What Does Sobriety From Streaming Addiction Look Like?
Sobriety in ITAA is a process of discovery that looks different for each of us. As part of this process, we identify and abstain from the specific behaviors which trigger our addiction. We have also found it beneficial to establish a positive vision for our internet and technology use. For example, we may practice using technology purposefully, minimally, or only as necessary. Some of us have also found it helpful to cancel our streaming services, abstain from tv viewing, invest in spending time on physical activity and social interactions in real life, and reducing our overall screen time. We respect each member’s dignity to discover their own path to recovery, and we work with other experienced members to help define what sobriety means for each of us as individuals. As part of this process, we lean on meetings and phone calls to help maintain our sobriety commitments. Rather than streaming for distraction or to numb our emotions, we seek to use technology as a tool for meeting our goals, living in alignment with our values, and developing flourishing lives.
Types of Internet Addiction
While we all suffer from a common disease, it expresses itself in different ways for each of us. The following are some common compulsive internet and technology behaviors. It’s important to keep in mind that this list is neither comprehensive nor prescriptive—it is essential to identify our own personal compulsive or unnecessary internet and technology behaviors with the help of other members.
- Social media addiction is the addictive use of social media platforms, messaging apps, newsfeeds, discussion forums, chat rooms, and online communities.
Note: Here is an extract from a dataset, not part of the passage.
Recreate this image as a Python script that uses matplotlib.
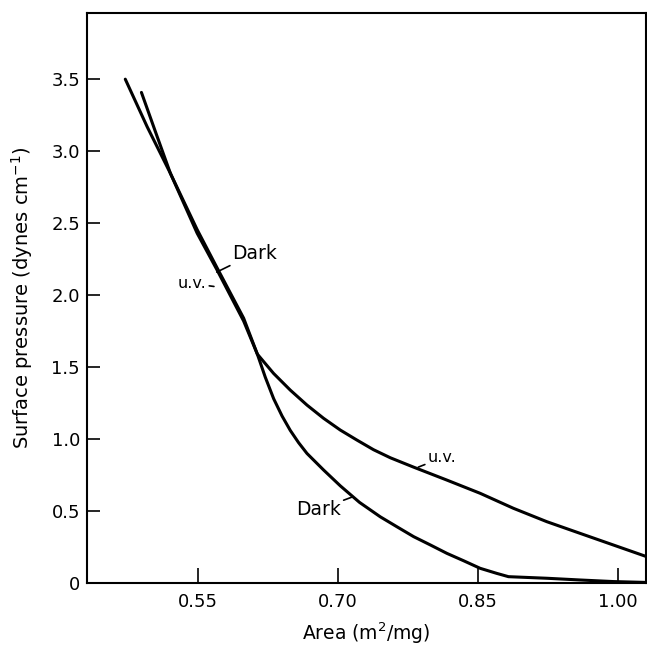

Addictive social media use can include Facebook, Instagram, Twitter, TikTok, Snapchat, Discord, Reddit, Pinterest, and others.
- Phone addiction is the compulsive and self-destructive use of smartphone devices and apps. This may involve excessive phone use or compulsive notification checking, especially at inappropriate times such as late at night or while studying, working, or driving.
- Video game addiction refers to obsessive, unhealthy, or excessive use of video games, as well as any other digital or online games. This includes computer games, console games, phone games, and social media games.
- Porn addiction is the addictive consumption of digital erotic content and can also entail other unhealthy digital sexual behaviors. This can include pornographic videos, images, or writing, sexually arousing imagery, anonymous chat rooms, and dating apps.
- Information Addiction is an addictive and unhealthy relationship to researching and consuming information. This can include an addiction to the news, scrolling social media feeds, online shopping, online encyclopedias, and compulsive online research such as product or health research.
Internet and Technology Addicts Anonymous is a Twelve-Step fellowship based on the principles pioneered by Alcoholics Anonymous. Our organization is entirely volunteer-based and self-supporting. The only requirement to participate in ITAA is a desire to stop using internet and technology compulsively.
We have no opinions on outside issues, and we neither condemn nor condone any particular technology. We are not affiliated with any political agenda, religious movement, or outside interests. Our single purpose is to abstain from compulsive internet and technology use and to help others find freedom from this addiction. ITAA is a US 501(c)(3) federal tax-exempt nonprofit incorporated in the state of Colorado.